Well I think everyone was a bit surprised that he could do that with an LCR Honda. His crew chief Beefy [Christophe Bourguignon] called me and I got him a CBR1000 from Honda and got him riding on the track before the season even started, and I'd like to think that helped a little. But sometimes what you need to get the best out of you is not knowing what the future holds. When the media start asking you, "So, what's your plan for next year?" and you have to say, "Well, right now I don't have a plan," that can be some of your best motivation right there. You start asking yourself, "Why's no one sticking a contract in front of me?"
Don't get me wrong, I wouldn't say Stefan has been taking it easy, or hasn't been performing racing in the top five each weekend means you're doing things quite well, right? But that last bit of inspiration that can drag the last 0.5 percent out of you can be the difference. It can help you produce something pretty remarkable. That Laguna result, finishing 2.4 seconds behind the fastest kid in the world on a factory Honda, has been followed by the midseason break. So that's given Stefan three weeks of being on a mental high, thinking, "Damn, I'm not that far from winning a race."

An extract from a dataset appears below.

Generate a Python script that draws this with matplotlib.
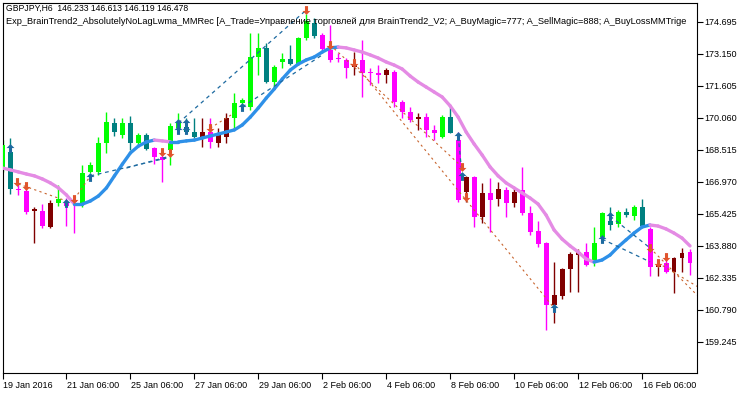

The other factor is that he's only missed out on a couple results, and that improvement in consistency is another important factor in his progress: if he can't match the bikes in front, Stefan remembers that it's better to ride the bike into the back of the trailer than have it thrown in the back in pieces.
It's a tough call, because there's not much out there for Nick, unless that LCR Honda doesn't have Bradl on it next year. Factory Hondas, factory Yamahas and Tech 3 Yamahas seats are already taken. The CRT bikes? I'd come home and race AMA Superbikes before I'd do that. I think Nick could go anywhere he wants in World Superbikes, but if I were him I'd be putting some feelers out now.